In a drunken pity-fest, the girls re-create The Order after reading the diary of Mary Dowd, which describes a magical garden of power. They take a blood oath and "swear loyalty to each other, to keep secret the rites of [their] Order, to taste freedom and let no one betray [them]. No one. ... This is [their] sanctuary. And as long as [they're] here, [they] will speak only truth" (pg 153).

And so begins their true journey into self-discovery. Their characters deepen as you learn more about them: Pippa is being used by her parents simply to alleviate her father's gambling debts; Ann self-mutilates so she knows that she can still feel; and Felicity has been abandoned by her parents and for power in a powerless situation. It is at this point that the ghost story is told. The girls are at their lowest points and feel absolute failure coming upon them.

Weaving itself into the story is the poem, The Lady of Shallott by Alfred, Lord Tennyson. In the poem the Lady of Shallott is cursed to view the world outside her window through a mirror. One day she decides that she is "half sick of shadows" and looks out the window.

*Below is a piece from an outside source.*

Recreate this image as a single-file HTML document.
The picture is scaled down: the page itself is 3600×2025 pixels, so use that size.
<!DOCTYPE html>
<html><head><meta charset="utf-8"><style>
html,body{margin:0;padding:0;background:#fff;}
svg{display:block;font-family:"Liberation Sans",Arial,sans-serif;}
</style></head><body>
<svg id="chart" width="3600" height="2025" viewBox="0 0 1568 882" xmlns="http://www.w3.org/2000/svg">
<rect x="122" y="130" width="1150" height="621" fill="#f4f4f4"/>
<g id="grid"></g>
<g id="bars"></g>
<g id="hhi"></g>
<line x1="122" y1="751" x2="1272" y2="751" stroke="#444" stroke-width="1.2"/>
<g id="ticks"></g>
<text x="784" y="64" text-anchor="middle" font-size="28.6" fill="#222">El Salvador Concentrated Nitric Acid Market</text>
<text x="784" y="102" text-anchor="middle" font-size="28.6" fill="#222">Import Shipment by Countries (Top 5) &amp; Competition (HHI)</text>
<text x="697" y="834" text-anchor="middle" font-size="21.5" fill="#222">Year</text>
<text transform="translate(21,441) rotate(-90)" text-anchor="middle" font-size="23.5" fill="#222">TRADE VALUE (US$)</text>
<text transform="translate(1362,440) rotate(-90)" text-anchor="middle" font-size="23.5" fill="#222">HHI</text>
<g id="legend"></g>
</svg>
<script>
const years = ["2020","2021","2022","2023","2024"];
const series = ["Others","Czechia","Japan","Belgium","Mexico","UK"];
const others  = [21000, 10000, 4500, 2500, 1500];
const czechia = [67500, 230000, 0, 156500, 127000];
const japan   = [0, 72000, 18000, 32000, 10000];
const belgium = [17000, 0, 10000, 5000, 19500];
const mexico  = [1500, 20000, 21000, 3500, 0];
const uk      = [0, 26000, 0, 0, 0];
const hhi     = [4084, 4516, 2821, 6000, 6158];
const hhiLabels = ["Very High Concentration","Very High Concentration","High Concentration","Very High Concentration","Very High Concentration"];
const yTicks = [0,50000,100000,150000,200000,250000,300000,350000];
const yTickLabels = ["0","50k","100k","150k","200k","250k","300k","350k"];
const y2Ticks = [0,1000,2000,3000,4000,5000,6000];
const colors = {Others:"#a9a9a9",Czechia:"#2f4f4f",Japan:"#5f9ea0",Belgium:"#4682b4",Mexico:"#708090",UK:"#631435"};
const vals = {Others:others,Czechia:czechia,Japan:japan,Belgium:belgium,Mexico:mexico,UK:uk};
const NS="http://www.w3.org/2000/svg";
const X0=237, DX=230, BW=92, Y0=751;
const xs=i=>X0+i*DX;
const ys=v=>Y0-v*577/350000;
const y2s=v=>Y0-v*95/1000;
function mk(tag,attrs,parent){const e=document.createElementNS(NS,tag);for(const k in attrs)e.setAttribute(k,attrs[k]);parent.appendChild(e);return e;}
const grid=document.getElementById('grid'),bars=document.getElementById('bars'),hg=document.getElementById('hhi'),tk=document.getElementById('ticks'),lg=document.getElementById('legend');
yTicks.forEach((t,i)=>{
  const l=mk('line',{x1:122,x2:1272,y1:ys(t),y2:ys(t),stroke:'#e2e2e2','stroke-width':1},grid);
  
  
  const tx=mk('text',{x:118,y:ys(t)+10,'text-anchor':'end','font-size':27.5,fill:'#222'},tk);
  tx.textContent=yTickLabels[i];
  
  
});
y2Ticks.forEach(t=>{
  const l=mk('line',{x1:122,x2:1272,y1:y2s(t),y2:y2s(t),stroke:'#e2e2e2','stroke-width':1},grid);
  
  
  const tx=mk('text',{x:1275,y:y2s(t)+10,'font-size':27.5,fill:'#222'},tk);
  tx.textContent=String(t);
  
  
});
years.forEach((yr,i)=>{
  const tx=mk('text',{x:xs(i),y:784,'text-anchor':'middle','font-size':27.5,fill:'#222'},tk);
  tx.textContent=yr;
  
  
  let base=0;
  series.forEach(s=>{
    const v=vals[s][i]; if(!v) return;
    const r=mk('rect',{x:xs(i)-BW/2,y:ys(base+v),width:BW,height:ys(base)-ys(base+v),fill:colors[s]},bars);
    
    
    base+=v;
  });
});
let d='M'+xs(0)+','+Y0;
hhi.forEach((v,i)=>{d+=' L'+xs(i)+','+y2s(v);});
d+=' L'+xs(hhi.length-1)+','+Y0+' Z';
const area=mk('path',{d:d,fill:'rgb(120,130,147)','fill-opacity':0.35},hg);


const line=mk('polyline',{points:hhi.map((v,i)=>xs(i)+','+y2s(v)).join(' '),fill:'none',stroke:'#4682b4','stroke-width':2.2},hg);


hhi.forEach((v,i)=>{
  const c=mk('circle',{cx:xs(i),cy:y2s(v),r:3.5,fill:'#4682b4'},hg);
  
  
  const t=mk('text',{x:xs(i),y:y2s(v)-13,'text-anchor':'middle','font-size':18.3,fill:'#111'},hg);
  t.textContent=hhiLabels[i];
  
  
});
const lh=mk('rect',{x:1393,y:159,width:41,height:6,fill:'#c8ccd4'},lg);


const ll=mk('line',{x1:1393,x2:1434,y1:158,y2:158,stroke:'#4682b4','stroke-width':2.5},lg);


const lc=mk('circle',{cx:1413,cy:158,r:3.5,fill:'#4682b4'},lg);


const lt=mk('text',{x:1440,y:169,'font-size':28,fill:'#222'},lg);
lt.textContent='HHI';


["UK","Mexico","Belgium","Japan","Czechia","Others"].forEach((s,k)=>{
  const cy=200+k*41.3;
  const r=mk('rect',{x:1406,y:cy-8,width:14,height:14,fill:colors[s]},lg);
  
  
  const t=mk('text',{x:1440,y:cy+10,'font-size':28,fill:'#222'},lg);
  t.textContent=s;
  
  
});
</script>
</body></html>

When her mirror cracks, she leaves her tower, climbs into a boat and floats down to Camelot, where she dies.

Setting the pace for the rest of the book, the school teacher Miss Moore finally reaches the heart of the story when she talks about the poem and that "the lady dies not because she leaves the tower for the outside world, but because she lets herself float through the world, pulled by the current after a dream" (pg 102).

In essence, I believe that this book is about the characters striving to live life to the fullest and to attempt to break the bonds of society's demands to do what they want to do: which is to make their own choices.

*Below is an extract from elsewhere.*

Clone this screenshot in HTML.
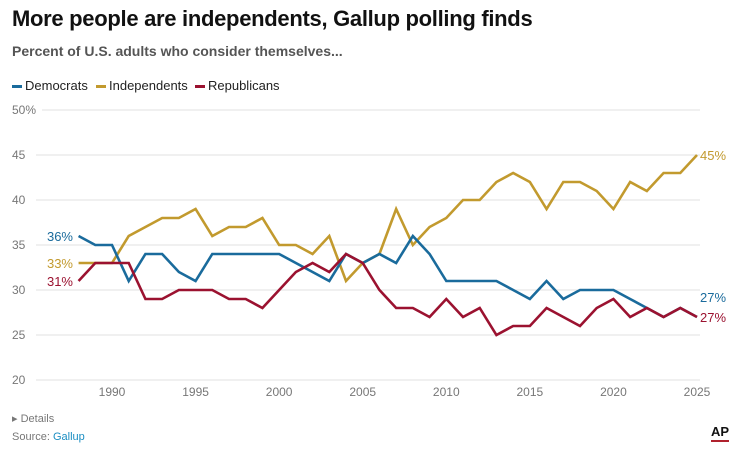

I was captivated by this book right from the start and despite owning the rest of the books in this trilogy, I'm terrified that the rest of the books won't be as good. Having peaked my interest for what is going on in this book and the lives of these girls, I'm worried that the author will have opted for an easy way out. Or that in the end, they fail miserably.

Gemma and her friends, despite living in an age long past, still face issues that are relevant for today: peer pressure, the urge to fit in, sexual curiosity, the need to please and the desire to be free. While Gemma may not know her own mind, she does refuse to give in to society's pressures and I do believe that she does a good job as a strong female lead character. Even Pippa, who takes the easy road out in the end, still makes a choice that she believes is right for her.

Need I say more? I love this story and I think everyone should read it. It reminds me of the magical sisterhood found in the movie The Craft as well as a subdued version of the sexually charged friendship found in Summer Sisters by Judy Blume.